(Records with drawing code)
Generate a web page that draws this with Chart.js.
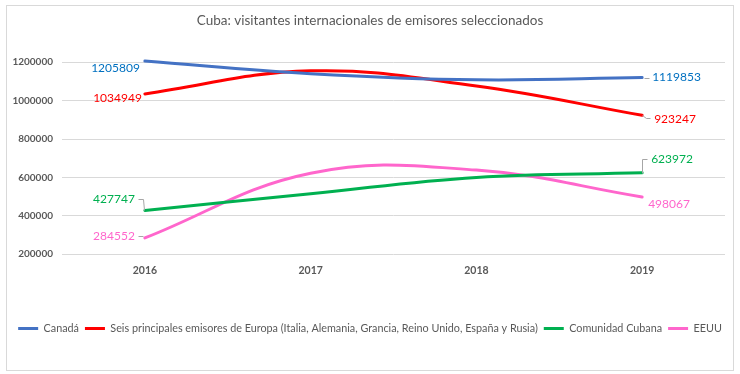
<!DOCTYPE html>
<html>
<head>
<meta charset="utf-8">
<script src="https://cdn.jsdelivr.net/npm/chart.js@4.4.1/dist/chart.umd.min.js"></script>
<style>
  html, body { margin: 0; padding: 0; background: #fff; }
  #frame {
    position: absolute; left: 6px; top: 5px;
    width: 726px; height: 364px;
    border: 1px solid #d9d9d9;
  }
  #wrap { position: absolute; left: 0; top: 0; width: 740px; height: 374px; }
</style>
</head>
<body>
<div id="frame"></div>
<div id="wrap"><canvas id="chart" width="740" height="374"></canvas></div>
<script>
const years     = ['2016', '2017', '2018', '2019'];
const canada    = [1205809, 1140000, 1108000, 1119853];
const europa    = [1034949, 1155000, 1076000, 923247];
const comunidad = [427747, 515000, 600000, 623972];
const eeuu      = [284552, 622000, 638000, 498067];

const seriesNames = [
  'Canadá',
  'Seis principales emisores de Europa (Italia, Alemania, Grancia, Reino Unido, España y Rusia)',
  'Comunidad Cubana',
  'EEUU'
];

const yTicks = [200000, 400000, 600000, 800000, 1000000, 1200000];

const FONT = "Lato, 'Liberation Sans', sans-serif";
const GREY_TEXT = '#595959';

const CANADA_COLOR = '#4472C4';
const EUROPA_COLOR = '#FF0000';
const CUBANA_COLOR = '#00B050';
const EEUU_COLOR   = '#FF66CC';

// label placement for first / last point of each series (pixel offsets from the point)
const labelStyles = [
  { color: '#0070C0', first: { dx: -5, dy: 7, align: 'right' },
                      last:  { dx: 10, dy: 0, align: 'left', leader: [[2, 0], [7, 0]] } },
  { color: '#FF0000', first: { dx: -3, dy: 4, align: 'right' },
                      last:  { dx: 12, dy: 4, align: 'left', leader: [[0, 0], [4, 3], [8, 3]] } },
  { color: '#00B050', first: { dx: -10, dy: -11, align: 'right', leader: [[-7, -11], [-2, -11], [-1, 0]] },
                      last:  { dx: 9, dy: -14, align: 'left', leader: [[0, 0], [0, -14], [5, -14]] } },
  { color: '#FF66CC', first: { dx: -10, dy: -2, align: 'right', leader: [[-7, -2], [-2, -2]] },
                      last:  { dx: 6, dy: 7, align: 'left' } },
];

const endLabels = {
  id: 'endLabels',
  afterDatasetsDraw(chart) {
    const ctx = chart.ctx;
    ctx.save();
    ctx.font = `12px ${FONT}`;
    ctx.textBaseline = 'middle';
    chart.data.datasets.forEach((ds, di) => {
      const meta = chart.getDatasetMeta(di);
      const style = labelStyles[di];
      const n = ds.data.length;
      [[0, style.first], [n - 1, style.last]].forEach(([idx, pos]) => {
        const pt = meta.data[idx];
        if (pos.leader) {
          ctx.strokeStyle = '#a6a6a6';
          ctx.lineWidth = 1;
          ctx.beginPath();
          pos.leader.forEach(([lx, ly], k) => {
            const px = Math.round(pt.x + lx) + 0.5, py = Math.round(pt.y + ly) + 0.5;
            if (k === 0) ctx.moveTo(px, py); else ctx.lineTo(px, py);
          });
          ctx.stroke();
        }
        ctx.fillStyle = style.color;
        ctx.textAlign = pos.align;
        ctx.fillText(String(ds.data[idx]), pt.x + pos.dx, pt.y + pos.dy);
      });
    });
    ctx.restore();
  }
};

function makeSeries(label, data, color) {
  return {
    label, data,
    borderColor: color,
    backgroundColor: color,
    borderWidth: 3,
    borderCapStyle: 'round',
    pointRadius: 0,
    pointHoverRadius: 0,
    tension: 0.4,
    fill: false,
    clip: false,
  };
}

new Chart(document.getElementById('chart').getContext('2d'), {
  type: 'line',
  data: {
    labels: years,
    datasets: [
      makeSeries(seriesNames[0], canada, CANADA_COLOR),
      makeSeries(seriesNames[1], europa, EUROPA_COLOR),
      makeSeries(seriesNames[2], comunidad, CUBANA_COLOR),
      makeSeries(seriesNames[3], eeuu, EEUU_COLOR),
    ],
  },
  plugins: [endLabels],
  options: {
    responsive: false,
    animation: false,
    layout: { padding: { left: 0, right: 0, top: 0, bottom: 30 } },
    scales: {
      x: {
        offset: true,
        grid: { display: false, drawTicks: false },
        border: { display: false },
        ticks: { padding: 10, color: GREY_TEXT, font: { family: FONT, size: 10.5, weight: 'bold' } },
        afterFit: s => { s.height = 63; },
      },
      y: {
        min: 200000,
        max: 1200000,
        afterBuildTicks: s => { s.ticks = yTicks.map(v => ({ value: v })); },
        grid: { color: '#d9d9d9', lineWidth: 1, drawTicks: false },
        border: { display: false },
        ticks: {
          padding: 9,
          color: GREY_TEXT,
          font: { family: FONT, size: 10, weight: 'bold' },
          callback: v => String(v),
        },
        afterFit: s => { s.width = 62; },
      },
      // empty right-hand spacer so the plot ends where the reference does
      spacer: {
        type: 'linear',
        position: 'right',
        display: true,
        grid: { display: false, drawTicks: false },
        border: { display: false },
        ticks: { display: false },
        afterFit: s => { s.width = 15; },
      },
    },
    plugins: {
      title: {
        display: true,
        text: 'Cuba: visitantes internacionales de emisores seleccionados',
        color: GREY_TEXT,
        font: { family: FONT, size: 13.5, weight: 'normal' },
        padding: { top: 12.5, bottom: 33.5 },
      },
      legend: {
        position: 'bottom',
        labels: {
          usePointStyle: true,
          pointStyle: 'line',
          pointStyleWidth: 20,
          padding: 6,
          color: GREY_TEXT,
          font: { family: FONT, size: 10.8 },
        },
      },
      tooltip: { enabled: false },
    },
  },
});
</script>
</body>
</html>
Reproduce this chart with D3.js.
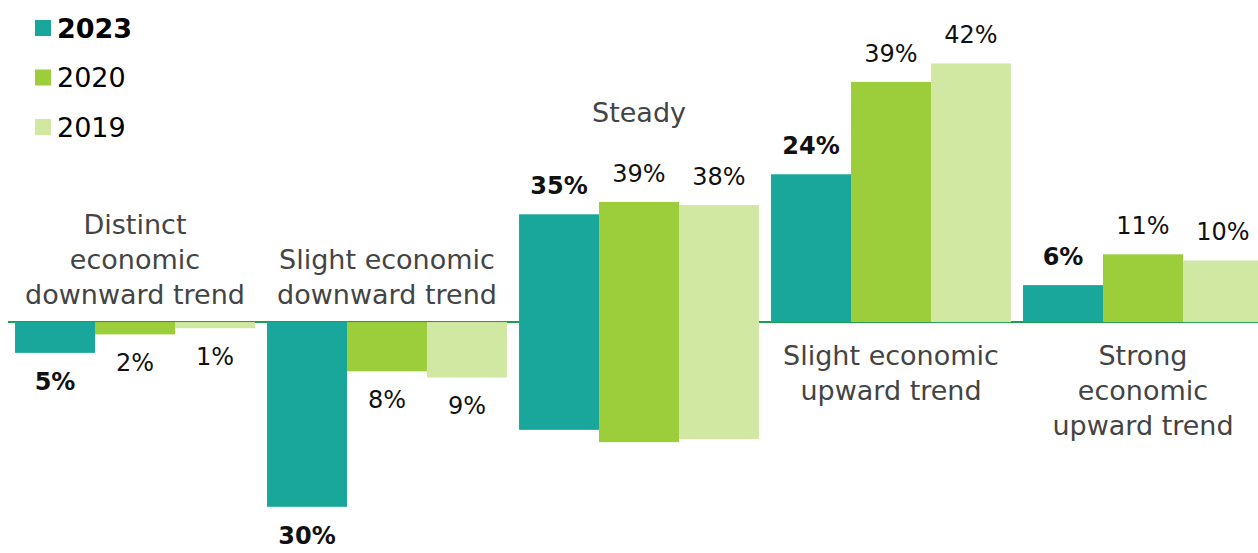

To be done: Restate the data word for word from its first line through the line with "622000, 638000, 498067];", leaving out any picture along the way.

Correct result:
Generate a web page that draws this with Chart.js.
<!DOCTYPE html>
<html>
<head>
<meta charset="utf-8">
<script src="https://cdn.jsdelivr.net/npm/chart.js@4.4.1/dist/chart.umd.min.js"></script>
<style>
  html, body { margin: 0; padding: 0; background: #fff; }
  #frame {
    position: absolute; left: 6px; top: 5px;
    width: 726px; height: 364px;
    border: 1px solid #d9d9d9;
  }
  #wrap { position: absolute; left: 0; top: 0; width: 740px; height: 374px; }
</style>
</head>
<body>
<div id="frame"></div>
<div id="wrap"><canvas id="chart" width="740" height="374"></canvas></div>
<script>
const years     = ['2016', '2017', '2018', '2019'];
const canada    = [1205809, 1140000, 1108000, 1119853];
const europa    = [1034949, 1155000, 1076000, 923247];
const comunidad = [427747, 515000, 600000, 623972];
const eeuu      = [284552, 622000, 638000, 498067];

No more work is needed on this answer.